(SUPPLIED DATA)
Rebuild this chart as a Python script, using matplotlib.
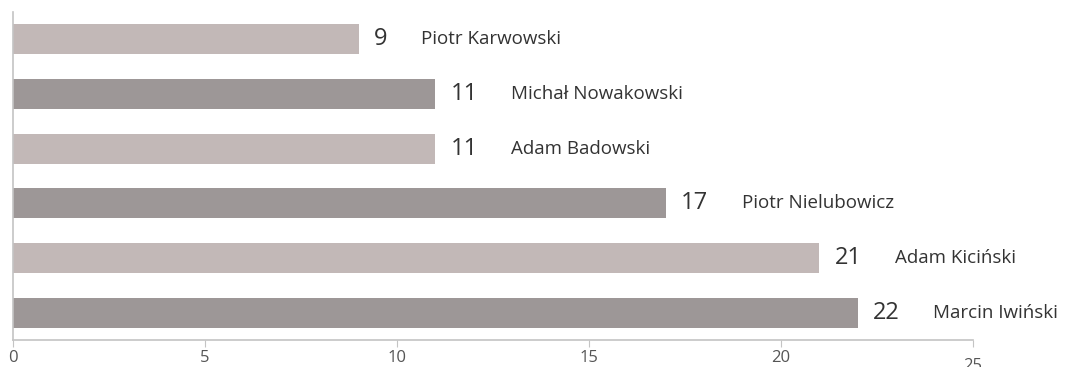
import matplotlib
matplotlib.use("Agg")
import matplotlib.pyplot as plt
from matplotlib.transforms import ScaledTranslation

names = ["Piotr Karwowski", "Michał Nowakowski", "Adam Badowski",
         "Piotr Nielubowicz", "Adam Kiciński", "Marcin Iwiński"]
values = [9, 11, 11, 17, 21, 22]
ticks = [0, 5, 10, 15, 20, 25]

light = "#c2b8b7"
dark = "#9d9797"
colors = [light if i % 2 == 0 else dark for i in range(len(values))]

plt.rcParams["font.family"] = ["Open Sans", "DejaVu Sans"]

fig = plt.figure(figsize=(10.8, 3.67), dpi=100)
ax = fig.add_axes([13 / 1080, 27 / 367, 960 / 1080, 328 / 367])

ypos = list(range(len(values)))
ax.barh(ypos, values, height=0.55, color=colors)
ax.set_ylim(len(values) - 0.5, -0.5)
ax.set_xlim(0, 25)

for y, v, n in zip(ypos, values, names):
    num = ax.annotate(str(v), xy=(v, y), xytext=(11, 0), textcoords="offset points",
                      va="center", ha="left", fontsize=17, color="#333333")
    ax.annotate(n, xy=(1, 0.5), xycoords=num, xytext=(24, 0),
                textcoords="offset points", va="center", ha="left",
                fontsize=13.5, color="#333333")

for s in ("top", "right"):
    ax.spines[s].set_visible(False)
for s in ("left", "bottom"):
    ax.spines[s].set_color("#c4c4c4")
    ax.spines[s].set_linewidth(1.2)

ax.set_yticks([])
ax.set_xticks(ticks)
ax.set_xticklabels([str(t) for t in ticks])
ax.tick_params(axis="x", length=5, color="#c4c4c4", labelsize=12,
               labelcolor="#555555", pad=2)
last = ax.get_xticklabels()[-1]
last.set_transform(last.get_transform() + ScaledTranslation(0, -8 / 100, fig.dpi_scale_trans))

fig.savefig("out.png", dpi=100)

(TASK GOAL) The lines from the top of the data above through the one holding "colors = [light" are to be repeated exactly, and only those, with no pictures.

(THE REPLY)
Rebuild this chart as a Python script, using matplotlib.
import matplotlib
matplotlib.use("Agg")
import matplotlib.pyplot as plt
from matplotlib.transforms import ScaledTranslation

names = ["Piotr Karwowski", "Michał Nowakowski", "Adam Badowski",
         "Piotr Nielubowicz", "Adam Kiciński", "Marcin Iwiński"]
values = [9, 11, 11, 17, 21, 22]
ticks = [0, 5, 10, 15, 20, 25]

light = "#c2b8b7"
dark = "#9d9797"
colors = [light if i % 2 == 0 else dark for i in range(len(values))]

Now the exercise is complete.